Many loops present characteristics that preclude their automatic parallelization and even a traditional manual parallelization using standard tools such as OpenMP. This is the case of loops in which we are unsure about dependencies among different iterations. In these situations, only a speculative approach, where the results of the parallelization are verified against a correct execution to make sure that the results are valid and take corrective actions otherwise, enables the exploitation of parallelism in these codes.

In this paper, we present a new thread-level speculative parallelization model and its implementation in a high-performance library named SpecLib, designed to automatically and efficiently parallelize loops that are not amenable to other approaches, for example because of indirections, race conditions, or data dependencies in the original code. Our library makes transparent to users the great internal complexity of distributing, synchronizing, verifying, correcting and restarting iterations when necessary using efficient shared memory mechanisms.

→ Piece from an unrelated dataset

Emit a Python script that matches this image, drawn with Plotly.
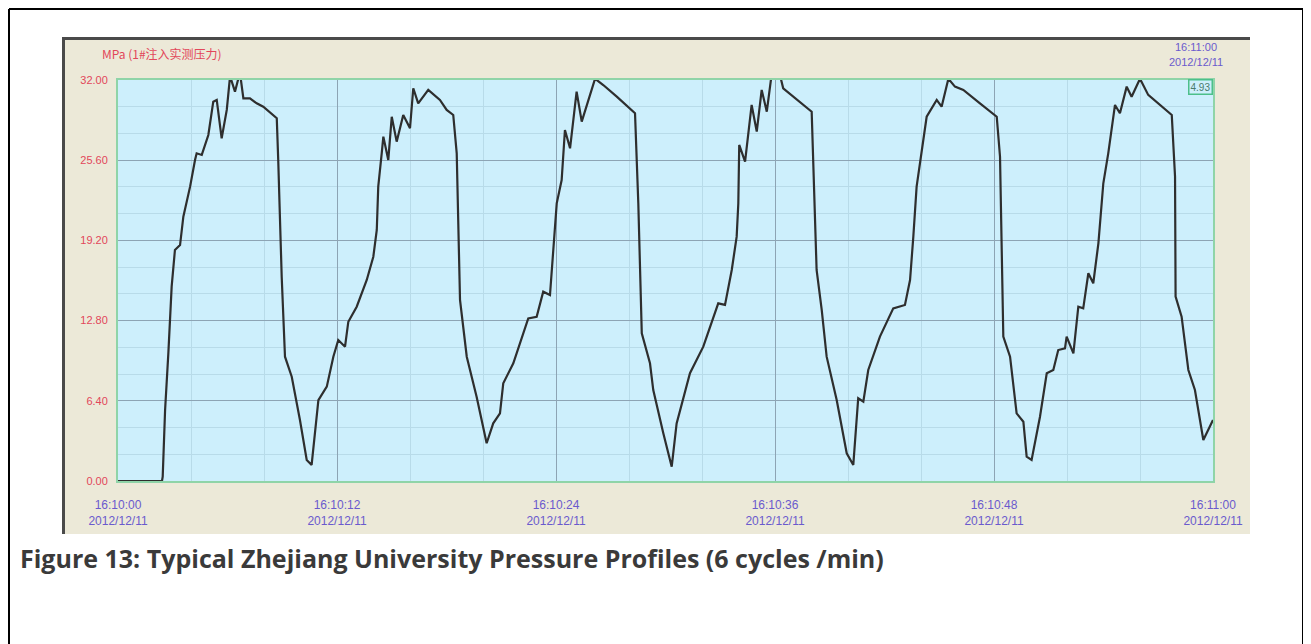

Particular emphasis has been placed on keeping the library as efficient as possible to achieve competitive performance. For this, certain flexibility has been granted to the library’s configuration, which allows users to adjust the size of the block of iterations, the most crucial parameter whose optimal value varies according to the parallelized loop. At the same time, the library presents other advanced options for experienced users that enable finer custom tuning and the use of more complex techniques. The set of helper wrapper classes included with the library must also be highlighted, as it dramatically expands its possibilities and improves performance. It is especially useful for handling reductions, floating-point numbers, and containers such as arrays, among others.

The library achieved competitive performance in the different benchmarks used in the evaluation. While the scalability is very good for benchmarks where the number of correct speculations is high, it is somewhat limited for the difficult cases with many failed speculations. This reveals the great cost of discarding the work advanced by the multiple nested speculations.

As future work, we propose the creation of new helper classes to cover a greater diversity of cases and improve performance, especially those aimed to optimize access to arrays or other commonly used data structures in ways not considered in this paper. Also, it would be interesting to transfer the ideas presented in this paper to a distributed memory environment to increase scalability if we found instances where this could be useful. However, the challenges are immense and the overhead and communications costs associated with this task are huge, so for each proposal it would also be necessary to explore its feasibility. Finally, we also consider it interesting for future work to estimate the energy consumption of our proposal and present modifications that minimize it if possible.